Overall, it seems in decent shape. Water levels are low, about 30′ below where they could be, and there was no bird activity on the lake itself, which didn’t surprise me. The park in general has the look of much of Silicon Valley: golden to brown and really dry, waiting for the fall rains to spark things back to life. The good news is it doesn’t look stressed like it did during the worst of the drought before last winters rains.
Bird activity was okay; it has a lot of oak in it, so I was able to find a pair of Northern Flickers, who took off because a family of Acorn Woodpeckers arrived and took over the tree instead. While watching the woodpeckers, I noticed a deer down at the waterline foraging and I hoped it’d move towards me and maybe set up a nice shot — there had been a lot of deer in the park, including one gorgeous five pointer, but all before I’d gotten out the camera.
And then I took a look at the deer, and realized it wasn’t a deer.
These are feral pigs, which exist in the hills around Silicon Valley. This is the first time I’ve run across them in my explorations. In watching them for a while this group had two adult females, one clearly still suckling, a younger adult that seemed to be from last year’s brood, and four piglets, each about the size of a beagle. They were working through the mud in the edge of the water digging up the mud, probably for roots.

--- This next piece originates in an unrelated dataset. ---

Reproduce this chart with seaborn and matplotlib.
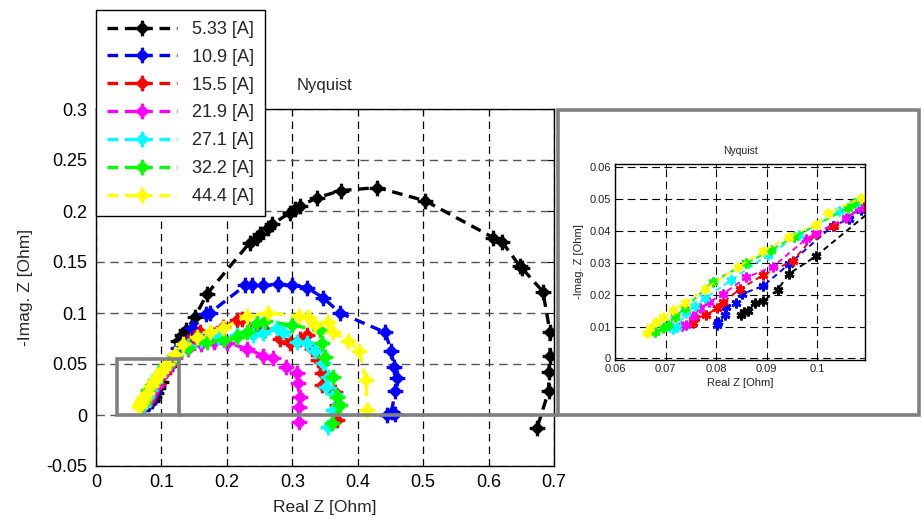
import numpy as np
import pandas as pd
import seaborn as sns
import matplotlib
matplotlib.use("Agg")
import matplotlib.pyplot as plt
from matplotlib.path import Path
from matplotlib.patches import Rectangle
from matplotlib.lines import Line2D

# ---------------- data ----------------
labels = ["5.33 [A]", "10.9 [A]", "15.5 [A]", "21.9 [A]", "27.1 [A]", "32.2 [A]", "44.4 [A]"]
colors = ["#000000", "#0000ff", "#ff0000", "#ff00ff", "#00ffff", "#00ff00", "#ffff00"]

x_533 = [0.0850, 0.0856, 0.0863, 0.0878, 0.0894, 0.0922, 0.0944, 0.0997, 0.112, 0.125, 0.131, 0.138, 0.151, 0.170,
         0.235, 0.246, 0.251, 0.263, 0.269, 0.296, 0.304, 0.312, 0.338, 0.374, 0.430, 0.503, 0.607, 0.620, 0.648,
         0.651, 0.683, 0.694, 0.694, 0.692, 0.692, 0.674]
y_533 = [0.0136, 0.0145, 0.0150, 0.0173, 0.0180, 0.0215, 0.0265, 0.0320, 0.048, 0.073, 0.078, 0.083, 0.096, 0.119,
         0.169, 0.174, 0.177, 0.183, 0.187, 0.198, 0.202, 0.205, 0.213, 0.220, 0.223, 0.210, 0.174, 0.170, 0.146,
         0.144, 0.121, 0.081, 0.058, 0.042, 0.024, -0.013]

x_109 = [0.0801, 0.0803, 0.0817, 0.0820, 0.0840, 0.0852, 0.0894, 0.0944, 0.1031, 0.1064, 0.1087, 0.125, 0.147,
         0.168, 0.174, 0.228, 0.238, 0.255, 0.278, 0.300, 0.322, 0.347, 0.373, 0.442, 0.451, 0.456, 0.460, 0.457,
         0.452, 0.445, 0.457]
y_109 = [0.0105, 0.0115, 0.0136, 0.0162, 0.0173, 0.0202, 0.0228, 0.0295, 0.0416, 0.0437, 0.0466, 0.066, 0.085,
         0.099, 0.100, 0.127, 0.127, 0.127, 0.128, 0.127, 0.125, 0.115, 0.100, 0.081, 0.063, 0.047, 0.036, 0.024,
         0.003, 0.000, 0.001]

x_155 = [0.0755, 0.0758, 0.0781, 0.0801, 0.0814, 0.0847, 0.0894, 0.0952, 0.0998, 0.1034, 0.1093, 0.120, 0.140,
         0.159, 0.194, 0.215, 0.223, 0.246, 0.258, 0.281, 0.297, 0.312, 0.322, 0.330, 0.339, 0.345, 0.345, 0.365,
         0.368, 0.368]
y_155 = [0.0112, 0.0126, 0.0136, 0.0157, 0.0176, 0.0217, 0.0262, 0.0306, 0.0390, 0.0416, 0.0476, 0.058, 0.072,
         0.081, 0.086, 0.093, 0.094, 0.086, 0.083, 0.075, 0.071, 0.075, 0.078, 0.065, 0.054, 0.041, 0.029, 0.023,
         0.010, -0.005]

x_219 = [0.0732, 0.0740, 0.0755, 0.0768, 0.0786, 0.0814, 0.0860, 0.0913, 0.0978, 0.0998, 0.1057, 0.1084, 0.120,
         0.140, 0.160, 0.180, 0.200, 0.231, 0.256, 0.271, 0.290, 0.307, 0.309, 0.312, 0.310, 0.310]
y_219 = [0.0102, 0.0105, 0.0134, 0.0157, 0.0176, 0.0202, 0.0254, 0.0288, 0.0374, 0.0393, 0.0440, 0.0471, 0.056,
         0.065, 0.070, 0.072, 0.071, 0.065, 0.058, 0.056, 0.047, 0.041, 0.031, 0.018, 0.008, -0.007]

x_271 = [0.0715, 0.0722, 0.0741, 0.0758, 0.0778, 0.0830, 0.0903, 0.0965, 0.1044, 0.1077, 0.120, 0.140, 0.160,
         0.187, 0.215, 0.240, 0.255, 0.277, 0.286, 0.307, 0.322, 0.335, 0.347, 0.355, 0.352, 0.365, 0.362, 0.355]
y_271 = [0.0091, 0.0098, 0.0141, 0.0164, 0.0188, 0.0246, 0.0325, 0.0388, 0.0461, 0.0489, 0.058, 0.068, 0.074,
         0.076, 0.078, 0.078, 0.080, 0.085, 0.081, 0.072, 0.071, 0.063, 0.051, 0.037, 0.027, 0.021, 0.005, -0.012]

x_322 = [0.0679, 0.0695, 0.0705, 0.0718, 0.0738, 0.0794, 0.0860, 0.0909, 0.0955, 0.1061, 0.1074, 0.120, 0.140,
         0.170, 0.195, 0.215, 0.231, 0.246, 0.258, 0.300, 0.342, 0.345, 0.350, 0.362, 0.368, 0.373, 0.361]
y_322 = [0.0084, 0.0094, 0.0105, 0.0129, 0.0157, 0.0241, 0.0298, 0.0340, 0.0382, 0.0471, 0.0487, 0.058, 0.066,
         0.072, 0.074, 0.076, 0.081, 0.090, 0.092, 0.088, 0.083, 0.071, 0.057, 0.037, 0.018, 0.010, -0.008]

x_444 = [0.0664, 0.0670, 0.0682, 0.0695, 0.0715, 0.0738, 0.0778, 0.0843, 0.0893, 0.0945, 0.0998, 0.1021, 0.1087,
         0.120, 0.133, 0.154, 0.174, 0.194, 0.231, 0.263, 0.310, 0.324, 0.335, 0.355, 0.362, 0.385, 0.402, 0.413,
         0.414]
y_444 = [0.0081, 0.0094, 0.0115, 0.0131, 0.0152, 0.0175, 0.0218, 0.0286, 0.0337, 0.0382, 0.0419, 0.0455, 0.0503,
         0.060, 0.070, 0.076, 0.081, 0.085, 0.097, 0.100, 0.097, 0.096, 0.088, 0.091, 0.081, 0.073, 0.063, 0.034,
         0.005]

xs = [x_533, x_109, x_155, x_219, x_271, x_322, x_444]
ys = [y_533, y_109, y_155, y_219, y_271, y_322, y_444]

main_xticks = [0, 0.1, 0.2, 0.3, 0.4, 0.5, 0.6, 0.7]
main_yticks = [-0.05, 0, 0.05, 0.1, 0.15, 0.2, 0.25, 0.3]
ins_xticks = [0.06, 0.07, 0.08, 0.09, 0.1]
ins_yticks = [0, 0.01, 0.02, 0.03, 0.04, 0.05, 0.06]

# ---------------- style ----------------
sns.set_theme(style="white")
plt.rcParams["font.family"] = ["Liberation Sans", "DejaVu Sans"]

# fat diamond with short cross tips
w = 0.15
d = 0.85
verts = [(-w, 1), (w, 1), (w, d - w), (d - w, w), (1, w), (1, -w), (d - w, -w), (w, -(d - w)), (w, -1),
         (-w, -1), (-w, -(d - w)), (-(d - w), -w), (-1, -w), (-1, w), (-(d - w), w), (-w, d - w), (-w, 1)]
mk = Path(verts, closed=True)

fig = plt.figure(figsize=(9.22, 5.20), dpi=100)
W, H = 922, 520

def fr(x0, y0, x1, y1):
    return [x0 / W, 1 - y1 / H, (x1 - x0) / W, (y1 - y0) / H]

ax = fig.add_axes(fr(96, 109, 554, 466))

for xv, yv, c, lab in zip(xs, ys, colors, labels):
    df = pd.DataFrame({"x": xv, "y": yv})
    sns.lineplot(data=df, x="x", y="y", sort=False, estimator=None, ax=ax, color=c, label=lab,
                 linestyle=(0, (3.2, 2.0)), linewidth=2.4, marker=mk, markersize=10.5,
                 markeredgewidth=0.8, markeredgecolor=c, markerfacecolor=c)

ax.set_xlim(0, 0.7)
ax.set_ylim(-0.05, 0.3)
ax.set_xticks(main_xticks)
ax.set_yticks(main_yticks)
ax.set_xticklabels([f"{v:g}" for v in main_xticks])
ax.set_yticklabels([f"{v:g}" for v in main_yticks])
ax.tick_params(direction="in", length=4, width=0.8, top=True, right=True, labelsize=13, colors="black",
               pad=6)
ax.xaxis.grid(True, color="black", linestyle=(0, (6, 4)), linewidth=0.9)
ax.yaxis.grid(True, color="#555555", linestyle=(0, (6, 4)), linewidth=1.0)
for s in ax.spines.values():
    s.set_color("black")
    s.set_linewidth(1.0)
ax.set_xlabel("Real Z [Ohm]", fontsize=12.5, labelpad=6)
ax.set_ylabel("-Imag. Z [Ohm]", fontsize=12.5, labelpad=10)
ax.set_title("Nyquist", fontsize=12, pad=14)

# zoom box
ax.add_patch(Rectangle((0.032, 0.0), 0.095, 0.0546, fill=False, edgecolor="#808080", linewidth=2.6,
                       zorder=5, clip_on=False))

leg = ax.legend(loc="upper left", bbox_to_anchor=(96 / W, 1 - 10 / H), bbox_transform=fig.transFigure,
                fontsize=13, handlelength=3.9, handletextpad=0.8, labelspacing=0.6, borderpad=0.6,
                fancybox=False, framealpha=1, edgecolor="black", borderaxespad=0)
leg.get_frame().set_linewidth(1.0)
leg.set_zorder(20)

# inset frame
fig.add_artist(Rectangle((558 / W, 1 - 415 / H), 361 / W, 305 / H, transform=fig.transFigure,
                         fill=True, facecolor="white", edgecolor="#808080", linewidth=2.6, zorder=3))
fig.add_artist(Line2D([179 / W, 558 / W], [1 - 415 / H, 1 - 415 / H], transform=fig.transFigure,
                      color="#808080", linewidth=2.6, zorder=4))

ins = fig.add_axes(fr(615, 164, 865, 360))
ins.set_zorder(6)
for xv, yv, c in zip(xs, ys, colors):
    df = pd.DataFrame({"x": xv, "y": yv})
    sns.lineplot(data=df, x="x", y="y", sort=False, estimator=None, ax=ins, color=c,
                 linestyle=(0, (3, 2)), linewidth=1.4, marker=(6, 2, 0), markersize=7,
                 markeredgewidth=2.0, markeredgecolor=c, markerfacecolor=c, legend=False)
ins.set_xlim(0.06, 0.1095)
ins.set_ylim(-0.0005, 0.061)
ins.set_xticks(ins_xticks)
ins.set_yticks(ins_yticks)
ins.set_xticklabels([f"{v:g}" for v in ins_xticks])
ins.set_yticklabels([f"{v:g}" for v in ins_yticks])
ins.tick_params(direction="in", length=3, width=0.8, top=True, right=True, labelsize=8, colors="#222222",
                pad=3)
ins.grid(True, color="black", linestyle=(0, (7, 4)), linewidth=0.8)
for s in ins.spines.values():
    s.set_color("black")
    s.set_linewidth(1.0)
ins.set_xlabel("Real Z [Ohm]", fontsize=8, labelpad=3, color="#222222")
ins.set_ylabel("-Imag. Z [Ohm]", fontsize=8, labelpad=4, color="#222222")
ins.set_title("Nyquist", fontsize=7.5, pad=7, color="#222222")

fig.savefig("out.png", dpi=100)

I watched them for about 40 minutes, stayed in the car and gave them a wide berth. These aren’t animals you want to be too close to or upset at you. Fortunately, no male adult around, but still, you don’t want to mess with them too much.
Most of these wild animals are descendants of animals brought here long ago by the Spaniards and so have a long history here in the hills. There are good numbers of them, and they occasionally create havoc when they do things like move into hillside neighborhoods and grub people’s lawns.
The light was harsh and the pigs heavily backlit, which made getting usable images of them a real challenge, but I take that as a reminder that as good as modern cameras are, there are limits to what miracles they can pull off in bad conditions.
But to me, it’s another indication that there’s a lot more wild to find in Silicon Valley if you just take the time to go looking for it.